Based on the analysis of service rate in Section 3.2, JPEG compression algorithm is added to optimize the user service rate. The optimization algorithm is shown in Algorithm 1. According to Equation (22), set the transmission rate $T_s=80$ Mbps and $B_w=100$ Mbps; the service rate of transmitting uncompressed original image data and sending compressed image data can be compared, as shown in Figure 15, which mainly compares the service rate when the compression quality factor is 20, 50, and 80. It can be seen from the results that different Q values have different degrees of influence on the service rate. Since Q value is proportional to the occupied space of the image, the smaller the Q value is, the smaller the occupied space of the compressed image data is, and the more obvious the service rate improvement is. Among them, the service rate of the test image dorm.jpg is increased by 34% at most, and the service rate of the two test images, test1.jpg and test2.jpg, randomly selected from the public data is increased by 11% at most.

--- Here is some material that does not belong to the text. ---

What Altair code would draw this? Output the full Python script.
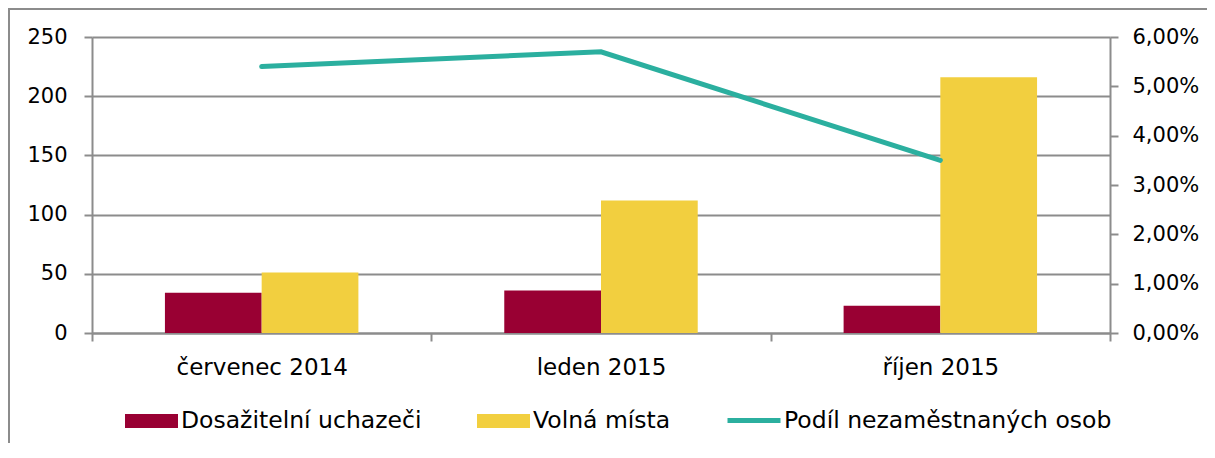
import altair as alt
import pandas as pd

months = ["červenec 2014", "leden 2015", "říjen 2015"]
series_names = ["Dosažitelní uchazeči", "Volná místa"]
uchazeci = [34, 36, 23]
mista = [51, 112, 216]
line_name = "Podíl nezaměstnaných osob"
podil = [0.054, 0.057, 0.035]
left_ticks = [0, 50, 100, 150, 200, 250]
right_ticks = [0, 0.01, 0.02, 0.03, 0.04, 0.05, 0.06]

RED = "#990033"
YELLOW = "#F2CF3F"
TEAL = "#2BAF9F"
GRAY = "#8c8c8c"
FONT = "DejaVu Sans"

rows = []
for i, m in enumerate(months):
    rows.append({"month": m, "series": series_names[0], "value": uchazeci[i]})
    rows.append({"month": m, "series": series_names[1], "value": mista[i]})
df_bars = pd.DataFrame(rows)
df_line = pd.DataFrame({"month": months, "podil": podil, "label": [line_name] * len(months)})

W, H = 1018, 296
PL, PT, PR, PB = 84, 29, 97, 110

x_axis = alt.Axis(title=None, tickBand="extent", labelAngle=0, tickSize=8,
                  labelPadding=15, grid=False, domainWidth=2, tickWidth=2,
                  labelFontSize=23)
x_scale = alt.Scale(paddingInner=0, paddingOuter=0)

bars = alt.Chart(df_bars).mark_bar().encode(
    x=alt.X("month:N", sort=months, scale=x_scale, axis=x_axis),
    xOffset=alt.XOffset("series:N", sort=series_names,
                        scale=alt.Scale(paddingInner=0, paddingOuter=0.754)),
    y=alt.Y("value:Q", scale=alt.Scale(domain=[0, 250], nice=False),
            axis=alt.Axis(title=None, values=left_ticks, grid=True, tickSize=8,
                          labelPadding=17, domainWidth=2, tickWidth=2,
                          labelFontSize=21)),
    color=alt.Color("series:N", scale=alt.Scale(domain=series_names, range=[RED, YELLOW]),
                    legend=alt.Legend(title=None, orient="none", legendX=33, legendY=357.5,
                                      direction="horizontal",
                                      symbolType="M-1,-0.264H1V0.264H-1Z",
                                      symbolSize=2809, symbolStrokeWidth=0,
                                      labelFont=FONT, labelFontSize=23.5, labelColor="#000",
                                      labelLimit=0, labelOffset=3, columnPadding=55,
                                      padding=0)),
)

line = alt.Chart(df_line).mark_line(strokeWidth=5, strokeCap="round").encode(
    x=alt.X("month:N", sort=months, scale=x_scale, axis=x_axis),
    y=alt.Y("podil:Q", scale=alt.Scale(domain=[0, 0.06], nice=False),
            axis=alt.Axis(title=None, orient="right", values=right_ticks, grid=False,
                          tickSize=8, labelPadding=14, domainWidth=2, tickWidth=2,
                          labelFontSize=21,
                          labelExpr="replace(format(datum.value, '.2%'), '.', ',')")),
    stroke=alt.Stroke("label:N", scale=alt.Scale(domain=[line_name], range=[TEAL]),
                      legend=alt.Legend(title=None, orient="none", legendX=633, legendY=354.5,
                                        symbolType="stroke", symbolSize=2809,
                                        symbolStrokeWidth=5,
                                        labelFont=FONT, labelFontSize=23.5, labelColor="#000",
                                        labelLimit=0, labelOffset=1, padding=0)),
)

frame_data = alt.Data(values=[{"k": 1}])
frame_left = alt.Chart(frame_data).mark_rule(color=GRAY, strokeWidth=2).encode(
    x=alt.value(-PL + 1), y=alt.value(-PT + 1), y2=alt.value(H + PB)
)
frame_top = alt.Chart(frame_data).mark_rule(color=GRAY, strokeWidth=2).encode(
    x=alt.value(-PL), x2=alt.value(W + PR), y=alt.value(-PT + 1)
)

chart = alt.layer(bars, line, frame_left, frame_top).resolve_scale(
    y="independent"
).properties(
    width=W, height=H,
    autosize=alt.AutoSizeParams(type="none"),
    padding={"left": PL, "top": PT, "right": PR, "bottom": PB},
).configure_view(stroke=None).configure_axis(
    labelFont=FONT, labelColor="#000",
    domainColor=GRAY, tickColor=GRAY, gridColor=GRAY, gridWidth=2,
)

chart.save("out.html", embed_options={"renderer": "svg", "actions": False})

Consequently, the resource optimization scheme that incorporates image compression technology within an edge computing framework is utilized to compress the image data prior to transmission, not only conserving data space but also significantly enhancing the average number of users accessing the IoV as well as the user service rate.

6. Conclusions

This study investigated the resource optimization issue for object detection in the IoV within the context of edge computing, aiming to enhance the service user rate and more effectively meet real-world application demands. Initially, the paper analyzed the system architecture both with and without edge computing, introducing the modules and operational flow of the optimized system. Subsequently, a performance analysis model for the AD HOC MAC protocol was established based on the Markov chain, elucidating the positive mathematical correlation between the average service users $N_v$ and the frame length N. Additionally, this study explored the negative mathematical correlation between the user service rate $\eta$ and the data size S. Following this, we introduced an image compression algorithm for further optimization. Utilizing the positively correlated nonlinear mapping relationship between the compression quality factor Q and the data size S, adjustments to Q values were made to facilitate image processing transmission under varying compression ratios, subsequently deriving the negatively correlated nonlinear mapping relationship between the user service rate $\eta$ and the compression quality factor Q. Utilizing the Yolov5s object detection model, an evaluation was conducted to ascertain whether the compression results satisfy the detection accuracy requirements, and the minimal compression limit $Q_{min}$ and the corresponding maximum user service rate ${\eta }_{max}$ under these accuracy requirements were then derived. The conclusive optimization results demonstrate that integrating edge computing with compression processing significantly enhances the user service rate. Specifically, the service rate for open datasets sees an increase of up to 11%, while, for real-scene shooting data, the increase reaches up to 34%.

In future research, certain idealized conditions will be taken into account, including an examination of the access performance of the AD HOC MAC protocol in a multi-hop network environment, the enhancement of the accuracy of the target detection model, and the impact on the service rate due to data collisions during information transmission.